- [SHORT TASK]
Leave out the pictures and reproduce all of the data exactly.

- [INFORMATION SHOWN]

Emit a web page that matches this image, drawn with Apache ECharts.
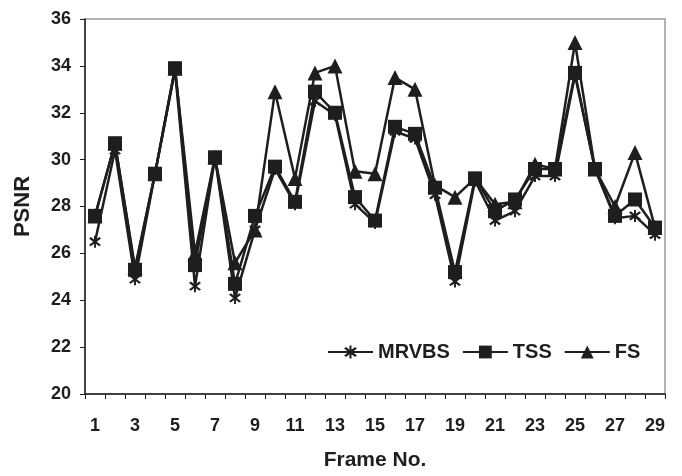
<!DOCTYPE html>
<html>
<head>
<meta charset="utf-8">
<script src="https://cdn.jsdelivr.net/npm/echarts@6/dist/echarts.min.js"></script>
<style>html,body{margin:0;padding:0;background:#fff;}#c{width:682px;height:476px;}</style>
</head>
<body>
<div id="c"></div>
<script>
const frames = ['1','2','3','4','5','6','7','8','9','10','11','12','13','14','15','16','17','18','19','20','21','22','23','24','25','26','27','28','29'];
const mrvbs = [26.5,30.4,24.9,29.4,33.8,24.6,30.1,24.1,27.0,29.6,28.1,32.5,31.9,28.1,27.3,31.2,30.9,28.5,24.8,29.1,27.4,27.8,29.3,29.3,33.6,29.6,27.5,27.6,26.8];
const tss   = [27.6,30.7,25.3,29.4,33.9,25.5,30.1,24.7,27.6,29.7,28.2,32.9,32.0,28.4,27.4,31.4,31.1,28.8,25.2,29.2,27.8,28.3,29.6,29.6,33.7,29.6,27.6,28.3,27.1];
const fs    = [27.6,30.7,25.4,29.4,33.9,26.0,30.1,25.6,27.0,32.9,29.2,33.7,34.0,29.5,29.4,33.5,33.0,28.9,28.4,29.2,28.1,28.2,29.8,29.6,35.0,29.6,28.0,30.3,27.1];
const yTicks = {min:20, max:36, interval:2};

const font = 'Liberation Sans';
const ink = '#1e1e1e';
const starPath = 'path://M1.5,0L5,3.5L8.5,0L10,1.5L6.5,5L10,8.5L8.5,10L5,6.5L1.5,10L0,8.5L3.5,5L0,1.5Z M4.2,-1.5L5.8,-1.5L5.8,11.5L4.2,11.5Z';
const chart = echarts.init(document.getElementById('c'));
function ser(name, data, symbol, size){
  return {
    name, type:'line', data, symbol, symbolSize:size, showAllSymbol:true,
    lineStyle:{color:ink, width:2.5},
    itemStyle:{color:ink},
    emphasis:{disabled:true},
    animation:false
  };
}
chart.setOption({
  animation:false,
  grid:{left:85, right:17, top:19, bottom:78, show:true, borderColor:'#999', borderWidth:1.5},
  legend:{
    left:322, top:337, itemWidth:45, itemHeight:16, itemGap:12,
    textStyle:{fontFamily:font, fontWeight:'bold', fontSize:20, color:ink},
    data:['MRVBS','TSS','FS']
  },
  xAxis:{
    type:'category', data:frames, boundaryGap:true,
    name:'Frame No.', nameLocation:'middle', nameGap:56,
    nameTextStyle:{fontFamily:font, fontWeight:'bold', fontSize:21, color:ink},
    axisLine:{lineStyle:{color:ink, width:1.5}},
    axisTick:{show:true, interval:0, alignWithLabel:false, length:5, lineStyle:{color:ink}},
    axisLabel:{interval:1, margin:23, fontFamily:font, fontWeight:'bold', fontSize:18, color:ink},
    splitLine:{show:false}
  },
  yAxis:{
    type:'value', min:yTicks.min, max:yTicks.max, interval:yTicks.interval,
    name:'PSNR', nameLocation:'middle', nameGap:51, nameRotate:90,
    nameTextStyle:{fontFamily:font, fontWeight:'bold', fontSize:22, color:ink},
    axisLine:{show:true, lineStyle:{color:ink, width:1.5}},
    axisTick:{show:true, length:5, lineStyle:{color:ink}},
    axisLabel:{margin:14, fontFamily:font, fontWeight:'bold', fontSize:18, color:ink},
    splitLine:{show:false}
  },
  series:[
    ser('MRVBS', mrvbs, starPath, 12),
    ser('TSS', tss, 'rect', 14),
    ser('FS', fs, 'triangle', 15)
  ]
});
</script>
</body>
</html>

- [EXERCISE ANSWER]
Emit a web page that matches this image, drawn with Apache ECharts.
<!DOCTYPE html>
<html>
<head>
<meta charset="utf-8">
<script src="https://cdn.jsdelivr.net/npm/echarts@6/dist/echarts.min.js"></script>
<style>html,body{margin:0;padding:0;background:#fff;}#c{width:682px;height:476px;}</style>
</head>
<body>
<div id="c"></div>
<script>
const frames = ['1','2','3','4','5','6','7','8','9','10','11','12','13','14','15','16','17','18','19','20','21','22','23','24','25','26','27','28','29'];
const mrvbs = [26.5,30.4,24.9,29.4,33.8,24.6,30.1,24.1,27.0,29.6,28.1,32.5,31.9,28.1,27.3,31.2,30.9,28.5,24.8,29.1,27.4,27.8,29.3,29.3,33.6,29.6,27.5,27.6,26.8];
const tss   = [27.6,30.7,25.3,29.4,33.9,25.5,30.1,24.7,27.6,29.7,28.2,32.9,32.0,28.4,27.4,31.4,31.1,28.8,25.2,29.2,27.8,28.3,29.6,29.6,33.7,29.6,27.6,28.3,27.1];
const fs    = [27.6,30.7,25.4,29.4,33.9,26.0,30.1,25.6,27.0,32.9,29.2,33.7,34.0,29.5,29.4,33.5,33.0,28.9,28.4,29.2,28.1,28.2,29.8,29.6,35.0,29.6,28.0,30.3,27.1];
const yTicks = {min:20, max:36, interval:2};

const font = 'Liberation Sans';
const ink = '#1e1e1e';
const starPath = 'path://M1.5,0L5,3.5L8.5,0L10,1.5L6.5,5L10,8.5L8.5,10L5,6.5L1.5,10L0,8.5L3.5,5L0,1.5Z M4.2,-1.5L5.8,-1.5L5.8,11.5L4.2,11.5Z';
const chart = echarts.init(document.getElementById('c'));
function ser(name, data, symbol, size){
  return {
    name, type:'line', data, symbol, symbolSize:size, showAllSymbol:true,
    lineStyle:{color:ink, width:2.5},
    itemStyle:{color:ink},
    emphasis:{disabled:true},
    animation:false
  };
}
chart.setOption({
  animation:false,
  grid:{left:85, right:17, top:19, bottom:78, show:true, borderColor:'#999', borderWidth:1.5},
  legend:{
    left:322, top:337, itemWidth:45, itemHeight:16, itemGap:12,
    textStyle:{fontFamily:font, fontWeight:'bold', fontSize:20, color:ink},
    data:['MRVBS','TSS','FS']
  },
  xAxis:{
    type:'category', data:frames, boundaryGap:true,
    name:'Frame No.', nameLocation:'middle', nameGap:56,
    nameTextStyle:{fontFamily:font, fontWeight:'bold', fontSize:21, color:ink},
    axisLine:{lineStyle:{color:ink, width:1.5}},
    axisTick:{show:true, interval:0, alignWithLabel:false, length:5, lineStyle:{color:ink}},
    axisLabel:{interval:1, margin:23, fontFamily:font, fontWeight:'bold', fontSize:18, color:ink},
    splitLine:{show:false}
  },
  yAxis:{
    type:'value', min:yTicks.min, max:yTicks.max, interval:yTicks.interval,
    name:'PSNR', nameLocation:'middle', nameGap:51, nameRotate:90,
    nameTextStyle:{fontFamily:font, fontWeight:'bold', fontSize:22, color:ink},
    axisLine:{show:true, lineStyle:{color:ink, width:1.5}},
    axisTick:{show:true, length:5, lineStyle:{color:ink}},
    axisLabel:{margin:14, fontFamily:font, fontWeight:'bold', fontSize:18, color:ink},
    splitLine:{show:false}
  },
  series:[
    ser('MRVBS', mrvbs, starPath, 12),
    ser('TSS', tss, 'rect', 14),
    ser('FS', fs, 'triangle', 15)
  ]
});
</script>
</body>
</html>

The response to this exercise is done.